Japan emerges top Asian investor in Nigeria, African projects
CONTRARY to popular belief that China is the dominant Asian’s investor across the Africa continent especially Nigeria, a research by global law firm- Linklaters, has said that over two thirds of all Japanese-led deals over the past decade have focused on Nigeria, making the Far East Asian country the biggest Asian investor in Nigeria.
According to the research published on its website last week, Japan now ranks as the most active Asian project finance sponsor in Africa as a whole, spearheading 160 per cent rise by Asian funds in African project finance.
The Managing Partner of Linklaters’ Japan office said: “Japan has made slow but significant inroads in growing its influence across the continent. This underpins why many in the market are expecting African countries to remain significant investment destinations for Japanese capital over the next decade”

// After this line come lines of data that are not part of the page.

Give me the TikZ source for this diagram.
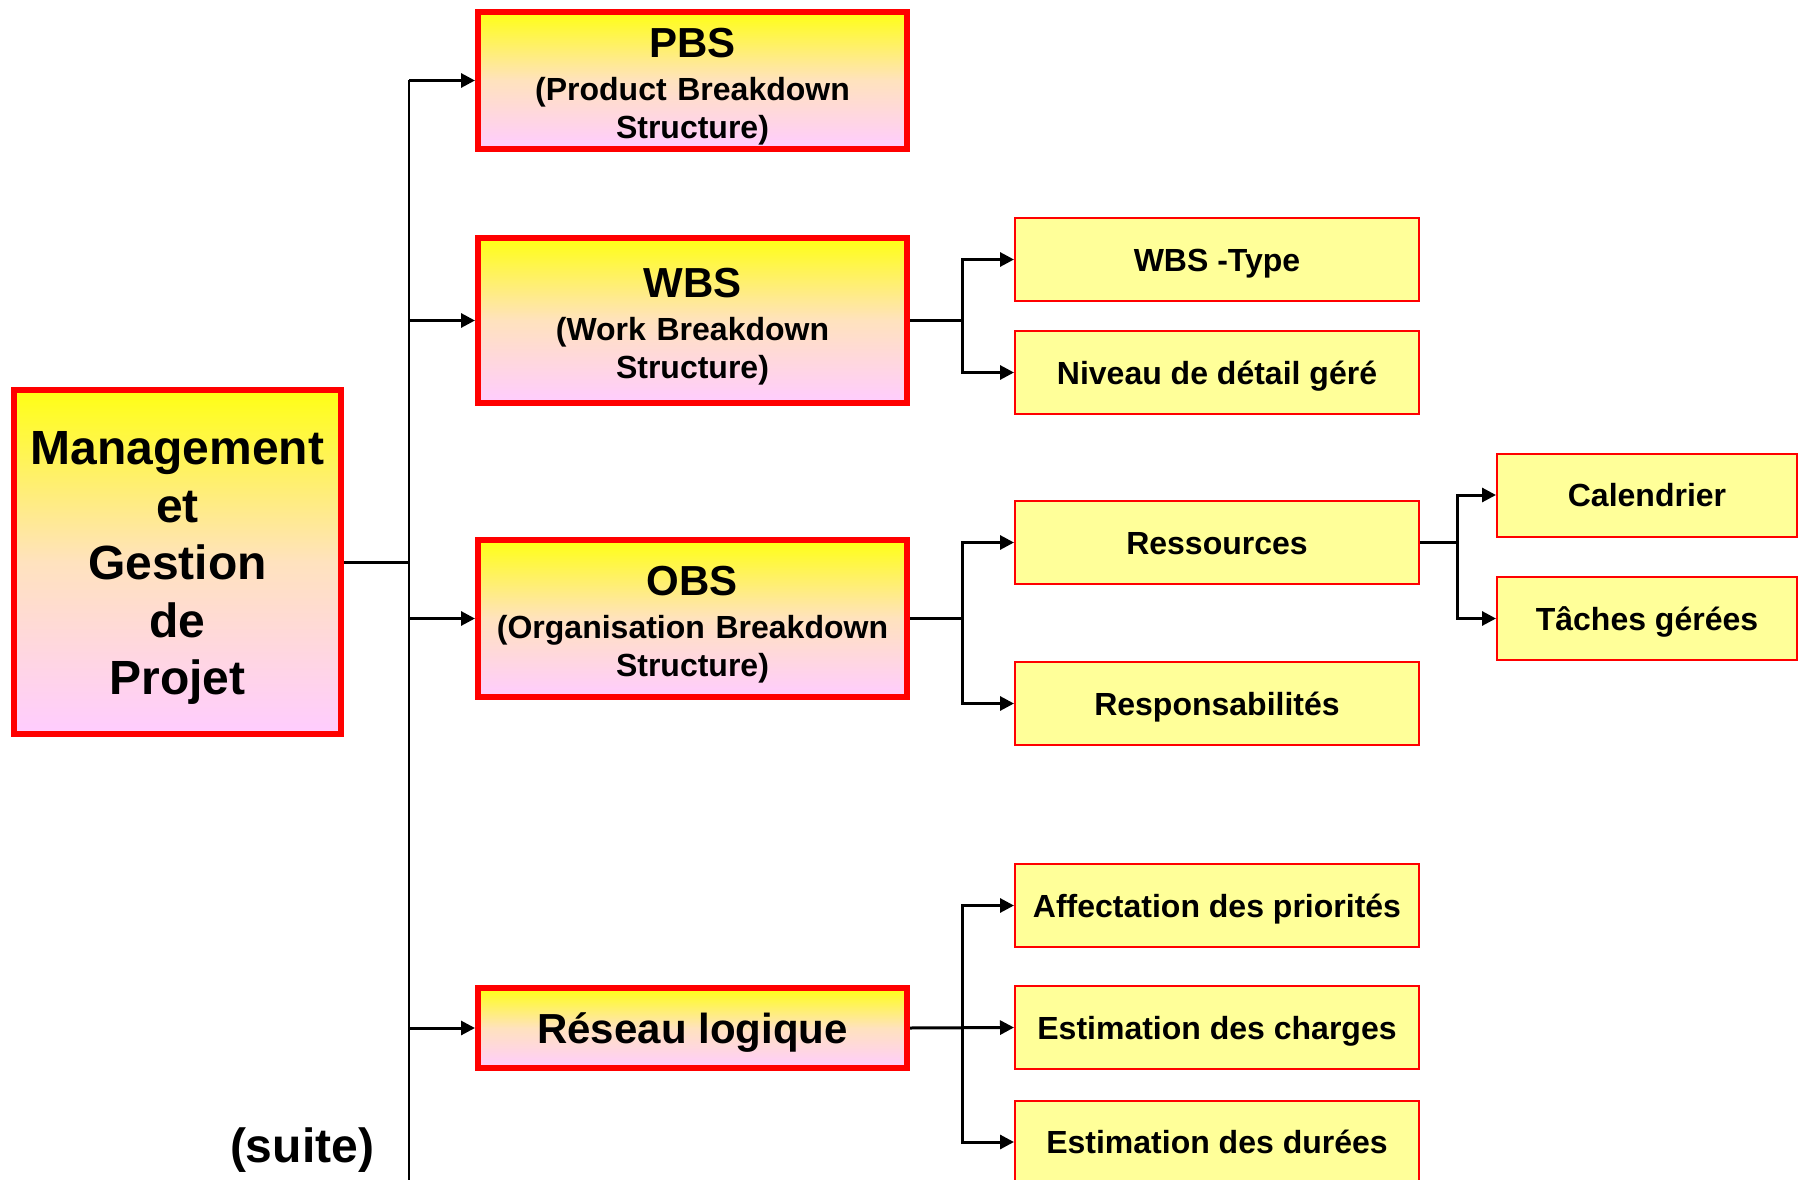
\documentclass[tikz,border=0pt]{standalone}
\usepackage{fontspec}
\setmainfont{Liberation Sans}
\usetikzlibrary{arrows.meta,calc}
\definecolor{byel}{RGB}{255,255,20}
\definecolor{bpink}{RGB}{255,204,255}
\definecolor{bmid}{RGB}{255,226,190}
\definecolor{lyel}{RGB}{255,255,153}
\definecolor{bred}{RGB}{255,0,0}
\newcommand{\titlef}{\fontsize{42}{46}\selectfont}
\newcommand{\subf}{\fontsize{32}{38}\selectfont}
\tikzset{
  bigbox/.style={draw=bred, line width=6pt, top color=byel, bottom color=bpink, middle color=bmid,
    shading=axis, align=center, inner sep=0pt, font=\bfseries},
  threeline/.style={text width=425pt, align=center, font=\bfseries\subf},
  smallbox/.style={draw=bred, line width=2pt, fill=lyel, align=center, inner sep=0pt,
    minimum width=404pt, minimum height=83pt, text height=23pt, text depth=0pt,
    font=\bfseries\fontsize{32}{38}\selectfont},
  conn/.style={line width=3pt, draw=black},
  arr/.style={line width=3pt, draw=black, -{Triangle[length=14pt,width=14pt]}},
}
\begin{document}
\begin{tikzpicture}[x=1pt,y=-1pt]
\clip (0,0) rectangle (1800,1180);
\fill[white] (0,0) rectangle (1800,1180);

% main box
\node[bigbox, minimum width=327pt, minimum height=344pt] (main) at (177.5,562) {};
\node[font=\bfseries\fontsize{48}{57.5}\selectfont, align=center, inner sep=0pt]
  (maintxt) at ([yshift=-6pt]main.center) {Management\\et\\Gestion\\de\\Projet};

% level 1
\node[bigbox, threeline, minimum width=429pt, minimum height=137pt] (pbs) at (692.5,80.5)
  {{\titlef\rule{0pt}{41pt}PBS\par}\vspace{5pt}(Product Breakdown\\Structure)\par};
\node[bigbox, threeline, minimum width=429pt, minimum height=165pt] (wbs) at (692.5,320.5)
  {{\titlef\rule{0pt}{41pt}WBS\par}\vspace{5pt}(Work Breakdown\\Structure)\par};
\node[bigbox, threeline, minimum width=429pt, minimum height=157pt] (obs) at (692.5,618.5)
  {{\titlef\rule{0pt}{41pt}OBS\par}\vspace{5pt}(Organisation Breakdown\\Structure)\par};
\node[bigbox, minimum width=429pt, minimum height=80pt, text height=30pt, text depth=0pt,
  font=\bfseries\fontsize{42}{48}\selectfont]
  (res) at (692.5,1028) {Réseau logique};

% level 2
\node[smallbox] (wtype) at (1217,259.5) {WBS -Type};
\node[smallbox] (niv) at (1217,372.5) {Niveau de détail géré};
\node[smallbox] (ress) at (1217,542.5) {Ressources};
\node[smallbox] (resp) at (1217,703.5) {Responsabilités};
\node[smallbox] (aff) at (1217,905.5) {Affectation des priorités};
\node[smallbox] (ech) at (1217,1027.5) {Estimation des charges};
\node[smallbox] (edur) at (1217,1142) {Estimation des durées};

% level 3
\node[smallbox, minimum width=300pt] (cal) at (1647,495) {Calendrier};
\node[smallbox, minimum width=300pt] (tach) at (1647,618.5) {Tâches gérées};

% suite
\node[font=\bfseries\fontsize{48}{56}\selectfont, inner sep=0pt, text height=35pt, text depth=0pt]
  (suite) at (302,1145) {(suite)};

% connectors
\coordinate (trunk) at (409,0);
\coordinate (b1) at (962,0);
\coordinate (b2) at (1457,0);
\coordinate (trunkbot) at (409,1180);
\draw[line width=2.5pt] (pbs.west -| trunk) -- (trunkbot);
\draw[conn] (main.east) -- (main.east -| trunk);
\draw[arr] (pbs.west -| trunk) -- (pbs.west);
\draw[arr] (wbs.west -| trunk) -- (wbs.west);
\draw[arr] (obs.west -| trunk) -- (obs.west);
\draw[arr] (res.west -| trunk) -- (res.west);

\draw[conn] (wbs.east) -- (wbs.east -| b1);
\draw[arr] (wbs.east -| b1) |- (wtype.west);
\draw[arr] (wbs.east -| b1) |- (niv.west);

\draw[conn] (obs.east) -- (obs.east -| b1);
\draw[arr] (obs.east -| b1) |- (ress.west);
\draw[arr] (obs.east -| b1) |- (resp.west);

\draw[conn] (ress.east) -- (ress.east -| b2);
\draw[arr] (ress.east -| b2) |- (cal.west);
\draw[arr] (ress.east -| b2) |- (tach.west);

\draw[arr] (res.east) -- (ech.west);
\draw[arr] (res.east -| b1) |- (aff.west);
\draw[arr] (res.east -| b1) |- (edur.west);
\end{tikzpicture}
\end{document}
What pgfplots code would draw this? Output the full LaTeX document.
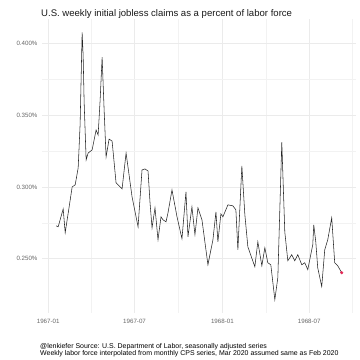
\documentclass[border=0pt]{standalone}
\usepackage{fontspec}
\setmainfont{Liberation Sans}
\usepackage{pgfplots}
\pgfplotsset{compat=1.18}
\definecolor{dotred}{RGB}{226,40,86}
\begin{document}
\begin{tikzpicture}[x=1bp,y=1bp]
\begin{axis}[
  at={(0,0)}, anchor=south west,
  scale only axis, width=314bp, height=294bp,
  xmin=-13, xmax=645, ymin=0.2122, ymax=0.4169,
  xtick={0,181,365,547},
  xticklabels={1967-01,1967-07,1968-01,1968-07},
  minor xtick={91,273,456,638},
  ytick={0.25,0.30,0.35,0.40},
  yticklabels={0.250\%,0.300\%,0.350\%,0.400\%},
  minor ytick={0.275,0.325,0.375},
  grid=both,
  major grid style={draw=black!8, line width=0.6bp},
  minor grid style={draw=black!5, line width=0.4bp},
  axis line style={draw=none},
  major tick length=0pt, minor tick length=0pt,
  tick style={draw=none},
  ticklabel style={font=\fontsize{6.2}{7}\selectfont, text=black!60},
  xticklabel style={yshift=-3bp},
  yticklabel style={xshift=-1bp},
  clip=false,
]
\addplot[black!85, line width=0.55bp] coordinates {
(16.7,0.2729) (20.9,0.2722) (31.4,0.2847) (35.6,0.2681) (43.9,0.2861)
(50.2,0.3000) (56.5,0.3014) (62.8,0.3132) (66.9,0.3438) (71.1,0.4076)
(73.2,0.3917) (75.3,0.3590) (79.5,0.3188) (83.7,0.3236) (92.0,0.3257)
(100.4,0.3396) (104.6,0.3361) (108.8,0.3604) (113.0,0.3903) (117.2,0.3535)
(121.3,0.3208) (127.6,0.3333) (133.9,0.3319) (142.2,0.3028) (146.4,0.3014)
(154.8,0.2986) (163.2,0.3236) (175.7,0.2931) (188.3,0.2722) (196.6,0.3118)
(202.9,0.3125) (209.2,0.3111) (213.4,0.2889) (217.6,0.2715) (223.8,0.2854)
(230.1,0.2632) (236.4,0.2792) (240.6,0.2771) (246.9,0.2757) (251.0,0.2819)
(259.4,0.2979) (269.9,0.2792) (280.3,0.2639) (288.7,0.2965) (292.9,0.2653)
(301.2,0.2861) (307.5,0.2667) (313.8,0.2854) (322.2,0.2771) (334.7,0.2458)
(345.2,0.2632) (351.5,0.2826) (355.6,0.2618) (361.9,0.2812) (366.1,0.2792)
(376.6,0.2875) (387.0,0.2868) (393.3,0.2840) (397.5,0.2562) (405.8,0.3146)
(412.1,0.2806) (418.4,0.2583) (433.0,0.2444) (439.3,0.2618) (447.7,0.2451)
(454.0,0.2576) (460.2,0.2472) (466.5,0.2458) (474.9,0.2215) (481.2,0.2368)
(489.5,0.3312) (495.8,0.2687) (502.1,0.2486) (510.4,0.2528) (516.7,0.2486)
(523.0,0.2528) (531.4,0.2458) (537.6,0.2472) (543.9,0.2424) (554.4,0.2597)
(556.5,0.2736) (560.7,0.2618) (564.8,0.2437) (573.2,0.2306) (579.5,0.2562)
(585.8,0.2632) (594.1,0.2785) (600.4,0.2472) (606.7,0.2451) (615.0,0.2403)
};
\addplot[only marks, mark=*, mark size=1.4bp, dotred] coordinates {(615.0,0.2403)};
\end{axis}
\node[anchor=base west, inner sep=0pt, font=\fontsize{9.6}{11}\selectfont, text=black!90]
  at (-1,297) {U.S. weekly initial jobless claims as a percent of labor force};
\node[anchor=north west, inner sep=0pt, align=left, font=\fontsize{7}{6.3}\selectfont]
  at (-2,-30) {@lenkiefer Source: U.S. Department of Labor, seasonally adjusted series\\Weekly labor force interpolated from monthly CPS series, Mar 2020 assumed same as Feb 2020};
\path (-42,-47) rectangle (318,313);
\end{tikzpicture}
\end{document}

“Over the last 10 years, the level of project finance investments sponsored by Asian funds in Africa has increased by over 160 per cent the amount of fresh capital poured into the continents’ projects such as roads, water sanitation plants and oil and gas pipelines in the last year alone standing at $4.16 billion”, Linklaters said.
Maxwell added: “It’s no surprise to see Nigeria feature so prominently – the investment appetite is huge, with opportunities and a level of return on investment across the energy and infrastructure sectors to match.”
The report revealed that the surge was attributable to Japanese investors, who have ramped up their project finance commitments in Africa by a overwhelming 576 per cent culminating with $3.54 billion invested in last year alone as a result of a large focus on projects in Morocco.
According to report, China ranks as the second biggest Asian sponsor into Africa, committing in excess of $11.9billion of project financing over the past decade.
The report said that about half of China’s investment ($4.9billion) was focused on South Africa.
It added that it was closely followed by India which has bankrolled more than $10.5billion of project finance investments, half of which have been based in Mozambique where it stands as the country’s leading investor.
This information is coming after a recent pledge by representative of Japanese investors who is the Trade Commissioner and Managing Director of Japan External Trade Organisation (JETRO), George Sato that Japan would invest more in Nigeria after the 2015 general elections.
JETRO reported earlier this year in its fact sheet that the recent Ebola issue that hit the nation as well as the insurgency in the Northern part of the country dwindled the interest of Japanese investors into the country.
The publication revealed that Japan’s export to Nigeria was stagnating despite Nigeria’s economic growth stating that trade between Nigeria and Japan stood at $4.2 billion for the year 2013.